In each iteration the overall Kolmogorov complexity of the data is established, and the adjusted complexity scores are calculated per iteration. Subsequently, we calculate average adjusted overall complexity scores, which take the arithmetic mean across all iterations. For details, such as the mean uncompressed and compressed file sizes on whose basis the average adjusted overall complexity scores reported in this article were calculated, see Ehret (2016). To assess morphological and syntactic complexity, we apply the distortion and compression script with N = 1,000 iterations, which yields the morphological and syntactic complexity score for each group for each iteration of the script.
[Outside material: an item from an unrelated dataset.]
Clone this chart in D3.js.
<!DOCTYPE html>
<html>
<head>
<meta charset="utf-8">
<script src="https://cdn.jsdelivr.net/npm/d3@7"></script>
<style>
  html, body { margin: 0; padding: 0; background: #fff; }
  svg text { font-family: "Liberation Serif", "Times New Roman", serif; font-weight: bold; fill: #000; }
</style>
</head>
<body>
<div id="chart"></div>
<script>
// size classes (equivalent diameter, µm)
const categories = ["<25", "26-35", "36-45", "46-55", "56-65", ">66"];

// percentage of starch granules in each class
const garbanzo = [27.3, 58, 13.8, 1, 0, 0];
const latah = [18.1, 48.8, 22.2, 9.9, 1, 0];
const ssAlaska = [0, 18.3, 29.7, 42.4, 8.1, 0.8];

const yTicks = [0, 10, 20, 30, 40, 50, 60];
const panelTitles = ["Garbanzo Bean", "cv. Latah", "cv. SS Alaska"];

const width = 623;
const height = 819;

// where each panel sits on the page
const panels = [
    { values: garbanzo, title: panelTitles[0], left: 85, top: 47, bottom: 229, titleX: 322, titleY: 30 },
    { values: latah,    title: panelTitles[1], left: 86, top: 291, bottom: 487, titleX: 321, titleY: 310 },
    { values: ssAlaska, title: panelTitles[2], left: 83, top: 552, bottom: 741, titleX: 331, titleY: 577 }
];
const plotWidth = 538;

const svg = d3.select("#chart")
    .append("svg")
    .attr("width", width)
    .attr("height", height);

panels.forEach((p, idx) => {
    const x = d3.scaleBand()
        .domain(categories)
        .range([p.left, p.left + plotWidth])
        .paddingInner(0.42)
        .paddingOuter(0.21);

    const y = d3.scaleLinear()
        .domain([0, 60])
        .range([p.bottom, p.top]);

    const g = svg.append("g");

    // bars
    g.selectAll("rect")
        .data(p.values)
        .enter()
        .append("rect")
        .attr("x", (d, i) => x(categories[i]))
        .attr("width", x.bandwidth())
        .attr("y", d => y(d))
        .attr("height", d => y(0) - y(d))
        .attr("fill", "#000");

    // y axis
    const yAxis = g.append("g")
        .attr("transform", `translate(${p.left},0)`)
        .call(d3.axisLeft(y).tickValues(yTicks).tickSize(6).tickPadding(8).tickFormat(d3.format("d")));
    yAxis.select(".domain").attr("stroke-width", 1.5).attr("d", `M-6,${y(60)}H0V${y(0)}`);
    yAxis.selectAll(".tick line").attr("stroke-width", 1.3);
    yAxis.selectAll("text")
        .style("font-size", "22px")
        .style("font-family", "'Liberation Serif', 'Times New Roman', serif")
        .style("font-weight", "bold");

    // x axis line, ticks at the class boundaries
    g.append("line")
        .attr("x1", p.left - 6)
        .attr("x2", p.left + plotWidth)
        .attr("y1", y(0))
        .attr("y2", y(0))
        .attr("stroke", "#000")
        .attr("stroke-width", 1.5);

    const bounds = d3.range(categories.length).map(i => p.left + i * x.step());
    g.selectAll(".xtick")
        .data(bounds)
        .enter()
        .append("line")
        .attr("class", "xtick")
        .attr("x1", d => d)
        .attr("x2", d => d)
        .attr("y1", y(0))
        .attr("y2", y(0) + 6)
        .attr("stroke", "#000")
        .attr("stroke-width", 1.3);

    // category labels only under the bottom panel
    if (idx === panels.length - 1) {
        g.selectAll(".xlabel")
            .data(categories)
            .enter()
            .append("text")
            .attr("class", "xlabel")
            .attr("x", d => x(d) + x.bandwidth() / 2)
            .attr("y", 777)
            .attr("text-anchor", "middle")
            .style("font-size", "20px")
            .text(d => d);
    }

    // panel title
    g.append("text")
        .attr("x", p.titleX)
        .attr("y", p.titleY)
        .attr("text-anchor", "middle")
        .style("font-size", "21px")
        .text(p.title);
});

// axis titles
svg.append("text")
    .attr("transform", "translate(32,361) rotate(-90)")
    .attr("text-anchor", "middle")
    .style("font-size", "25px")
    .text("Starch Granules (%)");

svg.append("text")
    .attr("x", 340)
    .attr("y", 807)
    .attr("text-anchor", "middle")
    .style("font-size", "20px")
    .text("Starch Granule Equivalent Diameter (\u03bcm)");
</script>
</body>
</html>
We then take the arithmetic means across iterations to calculate the average morphological and syntactic complexity score, respectively. All statistics reported in this article were conducted in R, version 3.2 (R Development Core Team, 2008).
IV Results
Section IV.1 explores complexity differentials according to the compression technique as a function of previous exposure to English language instruction in ICLE as a monolithic whole. Furthermore, we explore how Kolmogorov-based complexity measurements relate to more traditional SLA metrics. Section VI.2 investigates the role that L1 background plays.
1 Complexity as a function of L2 instructional exposure: The big picture
We begin by discussing the complexity of the essays produced by learners with different levels of L2 instructional exposure on the overall, syntactic, and morphological tiers. We take the liberty in this section to ignore L1 background of the essay writers for the time being, not because we consider it irrelevant but because this abstraction is accompanied by a considerable gain in clarity and fewer data sparsity issues. This clarity is intended to set the stage for a more accountable analysis of the role that L1 background plays in Section IV.2.
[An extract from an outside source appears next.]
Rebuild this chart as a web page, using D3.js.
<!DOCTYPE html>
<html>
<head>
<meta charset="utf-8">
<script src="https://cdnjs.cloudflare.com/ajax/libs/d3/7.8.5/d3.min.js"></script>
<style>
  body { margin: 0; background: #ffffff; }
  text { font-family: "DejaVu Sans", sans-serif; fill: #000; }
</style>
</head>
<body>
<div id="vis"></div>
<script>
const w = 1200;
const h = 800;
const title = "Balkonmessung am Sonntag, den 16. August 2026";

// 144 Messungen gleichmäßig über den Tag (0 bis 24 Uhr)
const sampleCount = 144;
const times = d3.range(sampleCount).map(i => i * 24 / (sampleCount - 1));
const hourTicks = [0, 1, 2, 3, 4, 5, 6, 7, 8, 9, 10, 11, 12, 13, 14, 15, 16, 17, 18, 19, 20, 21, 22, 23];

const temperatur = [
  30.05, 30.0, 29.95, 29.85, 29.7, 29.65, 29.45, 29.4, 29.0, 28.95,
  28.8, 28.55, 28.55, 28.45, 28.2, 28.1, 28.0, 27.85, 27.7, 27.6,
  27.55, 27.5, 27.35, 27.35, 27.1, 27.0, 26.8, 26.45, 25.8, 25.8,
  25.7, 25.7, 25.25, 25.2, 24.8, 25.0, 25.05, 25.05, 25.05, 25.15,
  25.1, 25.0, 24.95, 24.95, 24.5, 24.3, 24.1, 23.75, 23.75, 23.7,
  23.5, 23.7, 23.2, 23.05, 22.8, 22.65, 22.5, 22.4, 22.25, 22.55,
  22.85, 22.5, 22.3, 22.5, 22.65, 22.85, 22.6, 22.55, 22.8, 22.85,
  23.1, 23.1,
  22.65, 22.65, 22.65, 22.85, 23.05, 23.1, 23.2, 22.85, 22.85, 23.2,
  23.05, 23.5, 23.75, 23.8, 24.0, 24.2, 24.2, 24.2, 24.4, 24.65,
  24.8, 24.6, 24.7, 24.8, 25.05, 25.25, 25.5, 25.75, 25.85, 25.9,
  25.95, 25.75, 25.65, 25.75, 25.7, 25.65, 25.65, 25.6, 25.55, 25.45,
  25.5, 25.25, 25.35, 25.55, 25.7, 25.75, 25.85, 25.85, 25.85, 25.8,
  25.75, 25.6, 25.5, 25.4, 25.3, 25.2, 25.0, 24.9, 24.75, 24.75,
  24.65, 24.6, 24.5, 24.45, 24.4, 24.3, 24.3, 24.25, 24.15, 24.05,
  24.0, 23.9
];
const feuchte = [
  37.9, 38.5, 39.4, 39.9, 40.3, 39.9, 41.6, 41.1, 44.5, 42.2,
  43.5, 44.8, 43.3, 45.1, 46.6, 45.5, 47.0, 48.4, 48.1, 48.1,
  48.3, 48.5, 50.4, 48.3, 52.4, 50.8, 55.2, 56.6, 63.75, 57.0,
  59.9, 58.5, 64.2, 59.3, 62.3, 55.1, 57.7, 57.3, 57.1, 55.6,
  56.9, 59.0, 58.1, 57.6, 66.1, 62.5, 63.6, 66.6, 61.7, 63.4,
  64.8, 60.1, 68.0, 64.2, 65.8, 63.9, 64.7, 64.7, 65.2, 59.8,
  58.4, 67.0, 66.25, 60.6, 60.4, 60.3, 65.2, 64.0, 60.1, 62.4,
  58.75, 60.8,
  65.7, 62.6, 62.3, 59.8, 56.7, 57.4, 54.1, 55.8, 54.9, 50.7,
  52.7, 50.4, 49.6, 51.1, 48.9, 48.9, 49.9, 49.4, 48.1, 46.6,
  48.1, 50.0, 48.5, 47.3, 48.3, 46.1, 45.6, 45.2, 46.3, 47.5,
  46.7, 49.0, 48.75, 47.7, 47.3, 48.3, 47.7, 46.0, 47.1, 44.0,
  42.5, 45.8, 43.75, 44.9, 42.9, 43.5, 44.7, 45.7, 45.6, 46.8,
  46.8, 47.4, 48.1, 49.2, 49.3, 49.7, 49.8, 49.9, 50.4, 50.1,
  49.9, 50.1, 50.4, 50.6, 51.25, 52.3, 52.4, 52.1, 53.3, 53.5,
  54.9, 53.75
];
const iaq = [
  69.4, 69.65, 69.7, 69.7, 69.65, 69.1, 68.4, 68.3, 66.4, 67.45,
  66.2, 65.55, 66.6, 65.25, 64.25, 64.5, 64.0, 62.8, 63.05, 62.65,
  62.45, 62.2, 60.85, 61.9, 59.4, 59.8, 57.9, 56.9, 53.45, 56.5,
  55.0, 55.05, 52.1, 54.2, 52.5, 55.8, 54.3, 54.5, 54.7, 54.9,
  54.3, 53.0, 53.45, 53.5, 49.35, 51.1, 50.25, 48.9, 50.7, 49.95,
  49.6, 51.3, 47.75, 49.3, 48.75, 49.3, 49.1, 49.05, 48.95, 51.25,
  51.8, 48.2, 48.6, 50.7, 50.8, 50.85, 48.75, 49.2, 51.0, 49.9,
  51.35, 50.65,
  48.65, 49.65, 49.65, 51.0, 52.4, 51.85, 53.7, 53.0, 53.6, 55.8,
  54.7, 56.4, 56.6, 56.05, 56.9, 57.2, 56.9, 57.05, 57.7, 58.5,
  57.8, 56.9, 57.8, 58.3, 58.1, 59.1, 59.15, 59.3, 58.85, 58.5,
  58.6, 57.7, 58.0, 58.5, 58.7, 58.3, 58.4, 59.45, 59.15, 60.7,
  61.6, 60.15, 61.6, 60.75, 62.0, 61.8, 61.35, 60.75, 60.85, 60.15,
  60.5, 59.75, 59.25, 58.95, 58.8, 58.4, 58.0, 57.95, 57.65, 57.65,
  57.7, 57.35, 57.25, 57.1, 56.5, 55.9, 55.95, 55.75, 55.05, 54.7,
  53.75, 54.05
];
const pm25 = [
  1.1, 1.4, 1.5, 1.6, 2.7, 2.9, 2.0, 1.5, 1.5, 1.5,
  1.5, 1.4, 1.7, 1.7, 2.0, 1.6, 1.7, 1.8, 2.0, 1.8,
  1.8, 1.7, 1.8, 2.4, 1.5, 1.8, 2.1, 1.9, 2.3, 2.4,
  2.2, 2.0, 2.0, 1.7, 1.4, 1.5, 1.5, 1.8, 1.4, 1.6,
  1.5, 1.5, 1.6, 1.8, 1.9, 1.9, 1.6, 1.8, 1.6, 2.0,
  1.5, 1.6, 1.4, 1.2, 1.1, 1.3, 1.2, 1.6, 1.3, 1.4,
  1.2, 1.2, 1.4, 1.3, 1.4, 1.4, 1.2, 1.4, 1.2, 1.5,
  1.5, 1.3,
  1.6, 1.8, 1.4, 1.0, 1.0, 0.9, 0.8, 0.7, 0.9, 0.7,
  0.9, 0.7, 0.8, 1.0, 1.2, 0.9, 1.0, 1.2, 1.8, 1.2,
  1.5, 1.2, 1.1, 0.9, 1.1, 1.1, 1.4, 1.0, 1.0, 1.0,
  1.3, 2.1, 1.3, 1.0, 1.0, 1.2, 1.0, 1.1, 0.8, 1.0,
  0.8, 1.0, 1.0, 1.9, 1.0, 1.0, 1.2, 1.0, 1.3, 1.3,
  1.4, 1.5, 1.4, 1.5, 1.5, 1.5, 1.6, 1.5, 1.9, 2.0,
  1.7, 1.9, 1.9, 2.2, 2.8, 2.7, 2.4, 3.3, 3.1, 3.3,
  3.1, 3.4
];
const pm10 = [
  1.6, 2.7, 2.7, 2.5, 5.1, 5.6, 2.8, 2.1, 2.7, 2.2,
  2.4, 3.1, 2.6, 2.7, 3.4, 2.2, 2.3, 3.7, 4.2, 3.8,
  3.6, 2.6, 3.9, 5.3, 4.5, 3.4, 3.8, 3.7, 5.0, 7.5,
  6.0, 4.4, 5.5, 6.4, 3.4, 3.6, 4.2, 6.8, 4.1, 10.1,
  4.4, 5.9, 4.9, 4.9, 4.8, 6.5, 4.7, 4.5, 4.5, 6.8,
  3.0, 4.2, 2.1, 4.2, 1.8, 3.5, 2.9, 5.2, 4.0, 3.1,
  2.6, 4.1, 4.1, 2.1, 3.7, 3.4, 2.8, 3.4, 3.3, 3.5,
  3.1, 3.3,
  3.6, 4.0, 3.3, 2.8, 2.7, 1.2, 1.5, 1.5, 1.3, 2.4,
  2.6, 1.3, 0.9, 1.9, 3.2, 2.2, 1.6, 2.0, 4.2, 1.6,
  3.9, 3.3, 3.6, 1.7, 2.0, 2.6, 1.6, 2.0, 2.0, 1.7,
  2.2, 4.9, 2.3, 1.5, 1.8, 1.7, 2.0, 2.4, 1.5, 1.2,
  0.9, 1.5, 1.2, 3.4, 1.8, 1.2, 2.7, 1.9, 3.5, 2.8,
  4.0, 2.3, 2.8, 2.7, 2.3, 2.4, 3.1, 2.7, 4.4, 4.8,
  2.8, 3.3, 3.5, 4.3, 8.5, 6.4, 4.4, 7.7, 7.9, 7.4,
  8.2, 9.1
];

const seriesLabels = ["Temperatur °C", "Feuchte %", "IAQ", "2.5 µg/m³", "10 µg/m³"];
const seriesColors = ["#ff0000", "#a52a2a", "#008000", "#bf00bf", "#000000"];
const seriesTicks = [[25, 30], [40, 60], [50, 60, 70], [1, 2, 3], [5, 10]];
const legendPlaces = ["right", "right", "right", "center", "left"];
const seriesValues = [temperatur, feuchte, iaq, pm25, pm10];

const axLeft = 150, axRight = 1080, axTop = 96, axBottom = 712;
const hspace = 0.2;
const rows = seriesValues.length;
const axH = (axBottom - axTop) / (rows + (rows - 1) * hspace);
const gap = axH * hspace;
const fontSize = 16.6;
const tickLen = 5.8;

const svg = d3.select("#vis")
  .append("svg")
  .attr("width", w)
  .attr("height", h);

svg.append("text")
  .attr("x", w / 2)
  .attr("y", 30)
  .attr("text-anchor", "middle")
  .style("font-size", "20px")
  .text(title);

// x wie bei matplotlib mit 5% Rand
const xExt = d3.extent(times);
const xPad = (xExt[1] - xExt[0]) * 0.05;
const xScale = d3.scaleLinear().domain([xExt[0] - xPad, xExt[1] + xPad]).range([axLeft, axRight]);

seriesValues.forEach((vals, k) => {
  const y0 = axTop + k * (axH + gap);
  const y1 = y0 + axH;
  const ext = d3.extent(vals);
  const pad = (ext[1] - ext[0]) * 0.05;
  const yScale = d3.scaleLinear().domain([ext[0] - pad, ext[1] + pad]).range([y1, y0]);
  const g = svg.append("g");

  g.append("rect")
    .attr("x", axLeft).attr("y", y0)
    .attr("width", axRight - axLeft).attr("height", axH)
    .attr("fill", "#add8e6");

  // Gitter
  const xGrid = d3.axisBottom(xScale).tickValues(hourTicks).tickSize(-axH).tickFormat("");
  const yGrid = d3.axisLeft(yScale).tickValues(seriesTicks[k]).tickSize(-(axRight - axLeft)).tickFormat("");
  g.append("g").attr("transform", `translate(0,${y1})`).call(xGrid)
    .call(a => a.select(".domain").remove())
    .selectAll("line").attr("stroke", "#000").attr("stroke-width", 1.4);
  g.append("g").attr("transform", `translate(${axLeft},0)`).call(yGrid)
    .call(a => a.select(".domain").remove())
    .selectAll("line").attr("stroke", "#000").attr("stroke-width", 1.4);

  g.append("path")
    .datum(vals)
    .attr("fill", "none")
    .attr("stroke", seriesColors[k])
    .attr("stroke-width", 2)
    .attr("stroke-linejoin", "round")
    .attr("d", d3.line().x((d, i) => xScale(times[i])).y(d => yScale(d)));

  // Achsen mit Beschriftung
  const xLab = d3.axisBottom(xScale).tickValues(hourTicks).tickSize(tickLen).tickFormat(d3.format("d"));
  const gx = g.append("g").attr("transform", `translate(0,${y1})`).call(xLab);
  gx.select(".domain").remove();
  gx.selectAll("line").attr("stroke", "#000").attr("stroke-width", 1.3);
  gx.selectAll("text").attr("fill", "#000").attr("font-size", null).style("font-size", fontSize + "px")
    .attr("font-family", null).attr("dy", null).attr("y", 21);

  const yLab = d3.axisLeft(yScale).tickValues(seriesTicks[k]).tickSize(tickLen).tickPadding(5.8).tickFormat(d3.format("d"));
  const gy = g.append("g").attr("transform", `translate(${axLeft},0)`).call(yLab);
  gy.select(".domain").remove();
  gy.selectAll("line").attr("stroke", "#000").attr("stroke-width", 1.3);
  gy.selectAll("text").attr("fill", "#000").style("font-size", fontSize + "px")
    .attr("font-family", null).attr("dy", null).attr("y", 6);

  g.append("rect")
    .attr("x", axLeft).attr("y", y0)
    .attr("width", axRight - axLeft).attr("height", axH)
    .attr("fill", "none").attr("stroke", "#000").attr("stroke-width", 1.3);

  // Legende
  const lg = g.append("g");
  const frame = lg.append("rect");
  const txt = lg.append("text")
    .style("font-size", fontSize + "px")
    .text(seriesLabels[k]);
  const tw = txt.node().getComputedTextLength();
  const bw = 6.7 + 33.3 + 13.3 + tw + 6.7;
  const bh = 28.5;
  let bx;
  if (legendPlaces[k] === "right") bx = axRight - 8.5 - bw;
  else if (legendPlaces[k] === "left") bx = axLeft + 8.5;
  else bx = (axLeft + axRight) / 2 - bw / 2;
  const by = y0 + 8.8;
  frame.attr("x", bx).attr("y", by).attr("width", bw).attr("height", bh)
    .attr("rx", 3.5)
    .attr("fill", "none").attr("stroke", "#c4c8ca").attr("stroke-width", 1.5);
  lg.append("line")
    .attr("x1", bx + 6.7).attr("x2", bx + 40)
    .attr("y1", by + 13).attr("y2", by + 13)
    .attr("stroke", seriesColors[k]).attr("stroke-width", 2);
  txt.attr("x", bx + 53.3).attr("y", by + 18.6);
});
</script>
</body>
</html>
In terms of overall complexity, the results exhibit the theoretically expected relationship between L2 instructional exposure and complexity: essays by more advanced learners tend to be more Kolmogorov complex than essays by less advanced learners, as Figure 3 demonstrates. An informal Pearson’s correlation test indicates that overall complexity correlates significantly with the amount of L2 instructional exposure (r = 0.85, p = 0.034). 9 A closer look reveals that essays in Groups V and VI are overall the most complex texts, coming from learners who studied English for 10–14 years in total and who therefore have the highest level of L2 instructional exposure in the data set. Essays in Group I, on the other hand, are overall the least complex texts – written by learners who have studied English for only about five to eight years in total. The texts in Groups II, III and IV are below-average complex; the ranking within this subgroup is opposite to expectations. But for the more advanced learners (Groups IV through VI), the pseudolongitudinal ranking does seem to point to a progression from less complex production to more complex production as L2 instructional exposure increases. We note also that there seems to be quite a quantum jump, in terms of Kolmogorov complexity, between Group IV (8–11 years of total instruction) and Group V (10–12 years of instruction).

Overall Kolmogorov complexity (x-axis) by L2 instructional exposure group in ICLE (y-axis; Group VI: most L2 instructional exposure to English; Group I: least L2 instructional exposure) and in reference L1 essays (LOCNESS). Negative complexity scores indicate below-average complexity; positive scores indicate above-average complexity.
Figure 4 plots morphological complexity against syntactic complexity, once again distinguishing between the six exposure groups. In general, we note a trade-off between morphological and syntactic complexity, which is statistically reflected in a negative correlation coefficient (r = −0.82, p = 0.023). The texts produced by learners with the most L2 instructional exposure, Groups V and VI, are rated as the most complex morphologically, which indicates that essays written by these learners exhibit comparatively many word forms and/or derivational forms. In terms of syntactic complexity, though, Group V and VI essays are least complex. Recall along these lines that we defined the ‘complex’ pole of the syntactic complexity continuum as capturing word order rigidity. Hence, Group V and VI essays exhibit comparatively variable word orders. Now, compared to Group V and VI essays, all other groups are morphologically considerably less complex but syntactically more complex. Essays in Group II are the syntactically most complex essays followed, in decreasing order of syntactic complexity, by Groups III, I and IV. We find the morphologically simplest essays in Group I, where L2 instructional exposure is lowest. Observe here that more L2 instructional exposure predicts more morphological complexity: the two-tailed Pearson’s correlation coefficient for morphological complexity and L2 instructional exposure is r = 0.89 (p = 0.018).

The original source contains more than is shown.